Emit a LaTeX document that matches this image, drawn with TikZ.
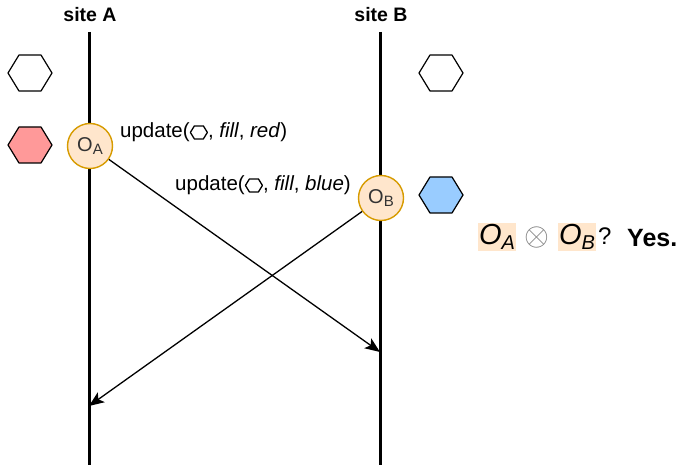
\documentclass[tikz,border=0pt]{standalone}
\usepackage{fontspec}
\setmainfont{Liberation Sans}
\usetikzlibrary{arrows.meta}
\definecolor{peach}{HTML}{FFE6CC}
\definecolor{amber}{HTML}{D79B00}
\definecolor{rosy}{HTML}{FF9999}
\definecolor{skyblue}{HTML}{99CCFF}
\newcommand{\hexglyph}{\tikz[baseline=-0.45ex,x=1pt,y=1pt]\draw[line width=1.3pt,line join=round] (-8.5,0)--(-4.5,6.5)--(4.5,6.5)--(8.5,0)--(4.5,-6.5)--(-4.5,-6.5)--cycle;}
\newcommand{\lowidx}[2]{\raisebox{-0.35ex}{\fontsize{#1}{#1}\selectfont #2}}
\tikzset{
  lifeline/.style={line width=3pt},
  sitelabel/.style={font=\fontsize{19.5}{22}\selectfont\bfseries},
  op/.style={circle, minimum size=45pt, inner sep=0pt, fill=peach, draw=amber, line width=1.4pt,
             text=black!80, font=\fontsize{20}{22}\selectfont},
  msg/.style={line width=1.3pt, -{Stealth[length=15pt,width=12pt,inset=3.5pt]}},
  updlabel/.style={font=\fontsize{20.5}{23}\selectfont, inner sep=0pt},
  hexagon/.pic={\draw[line width=1.2pt, line join=round, fill=#1] (-22,0)--(-11,-18)--(11,-18)--(22,0)--(11,18)--(-11,18)--cycle;},
  hilite/.style={fill=peach, inner sep=1.5pt, font=\fontsize{29}{31}\selectfont\itshape},
}
\begin{document}
\begin{tikzpicture}[x=1pt,y=-1pt]
\useasboundingbox[fill=white] (0,0) rectangle (680,465);

% sites and their time lines
\node[sitelabel] (siteA) at (90,15) {site A};
\node[sitelabel] (siteB) at (381,15) {site B};
\coordinate (Atop) at (89,32);
\coordinate (Abot) at (89,465);
\coordinate (Btop) at (380,32);
\coordinate (Bbot) at (380,465);
\draw[lifeline] (Atop) -- (Abot);
\draw[lifeline] (Btop) -- (Bbot);

% object states at each site
\pic at (30,73) {hexagon=white};
\pic at (30,145) {hexagon=rosy};
\pic at (441,73) {hexagon=white};
\pic at (441,195) {hexagon=skyblue};

% local operations
\node[op] (OA) at (90,146) {O\lowidx{15}{A}};
\node[op] (OB) at (381,198) {O\lowidx{15}{B}};

% propagation of the operations
\coordinate (Brecv) at (380,352);
\coordinate (Arecv) at (89,406);
\draw[msg] (OA) -- (Brecv);
\draw[msg] (OB) -- (Arecv);

\node[updlabel, anchor=west] (updA) at (120,132) {update(\hexglyph, \textit{fill}, \textit{red})};
\node[updlabel, anchor=east] (updB) at (351,185) {update(\hexglyph, \textit{fill}, \textit{blue})};

% commutativity question
\node[hilite] (qA) at (497,237) {O\lowidx{20}{A}};
\node[inner sep=0pt, text=black!50] (otimes) at (537,238) {\scalebox{3.2}{$\otimes$}};
\node[hilite] (qB) at (577,237) {O\lowidx{20}{B}};
\node[anchor=west, inner sep=0pt, font=\fontsize{24}{26}\selectfont] (qmark) at (598,236) {?};
\node[anchor=west, inner sep=0pt, font=\fontsize{25}{27}\selectfont\bfseries] (yes) at (627,238) {Yes.};
\end{tikzpicture}
\end{document}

┄┄┄┄┄┄

:: Problem ::
Reproduce the listing exactly. Leave its pictures out.

:: Written solution ::
Emit a LaTeX document that matches this image, drawn with TikZ.
\documentclass[tikz,border=0pt]{standalone}
\usepackage{fontspec}
\setmainfont{Liberation Sans}
\usetikzlibrary{arrows.meta}
\definecolor{peach}{HTML}{FFE6CC}
\definecolor{amber}{HTML}{D79B00}
\definecolor{rosy}{HTML}{FF9999}
\definecolor{skyblue}{HTML}{99CCFF}
\newcommand{\hexglyph}{\tikz[baseline=-0.45ex,x=1pt,y=1pt]\draw[line width=1.3pt,line join=round] (-8.5,0)--(-4.5,6.5)--(4.5,6.5)--(8.5,0)--(4.5,-6.5)--(-4.5,-6.5)--cycle;}
\newcommand{\lowidx}[2]{\raisebox{-0.35ex}{\fontsize{#1}{#1}\selectfont #2}}
\tikzset{
  lifeline/.style={line width=3pt},
  sitelabel/.style={font=\fontsize{19.5}{22}\selectfont\bfseries},
  op/.style={circle, minimum size=45pt, inner sep=0pt, fill=peach, draw=amber, line width=1.4pt,
             text=black!80, font=\fontsize{20}{22}\selectfont},
  msg/.style={line width=1.3pt, -{Stealth[length=15pt,width=12pt,inset=3.5pt]}},
  updlabel/.style={font=\fontsize{20.5}{23}\selectfont, inner sep=0pt},
  hexagon/.pic={\draw[line width=1.2pt, line join=round, fill=#1] (-22,0)--(-11,-18)--(11,-18)--(22,0)--(11,18)--(-11,18)--cycle;},
  hilite/.style={fill=peach, inner sep=1.5pt, font=\fontsize{29}{31}\selectfont\itshape},
}
\begin{document}
\begin{tikzpicture}[x=1pt,y=-1pt]
\useasboundingbox[fill=white] (0,0) rectangle (680,465);

% sites and their time lines
\node[sitelabel] (siteA) at (90,15) {site A};
\node[sitelabel] (siteB) at (381,15) {site B};
\coordinate (Atop) at (89,32);
\coordinate (Abot) at (89,465);
\coordinate (Btop) at (380,32);
\coordinate (Bbot) at (380,465);
\draw[lifeline] (Atop) -- (Abot);
\draw[lifeline] (Btop) -- (Bbot);

% object states at each site
\pic at (30,73) {hexagon=white};
\pic at (30,145) {hexagon=rosy};
\pic at (441,73) {hexagon=white};
\pic at (441,195) {hexagon=skyblue};

% local operations
\node[op] (OA) at (90,146) {O\lowidx{15}{A}};
\node[op] (OB) at (381,198) {O\lowidx{15}{B}};

% propagation of the operations
\coordinate (Brecv) at (380,352);
\coordinate (Arecv) at (89,406);
\draw[msg] (OA) -- (Brecv);
\draw[msg] (OB) -- (Arecv);

\node[updlabel, anchor=west] (updA) at (120,132) {update(\hexglyph, \textit{fill}, \textit{red})};
\node[updlabel, anchor=east] (updB) at (351,185) {update(\hexglyph, \textit{fill}, \textit{blue})};

% commutativity question
\node[hilite] (qA) at (497,237) {O\lowidx{20}{A}};
\node[inner sep=0pt, text=black!50] (otimes) at (537,238) {\scalebox{3.2}{$\otimes$}};
\node[hilite] (qB) at (577,237) {O\lowidx{20}{B}};
\node[anchor=west, inner sep=0pt, font=\fontsize{24}{26}\selectfont] (qmark) at (598,236) {?};
\node[anchor=west, inner sep=0pt, font=\fontsize{25}{27}\selectfont\bfseries] (yes) at (627,238) {Yes.};
\end{tikzpicture}
\end{document}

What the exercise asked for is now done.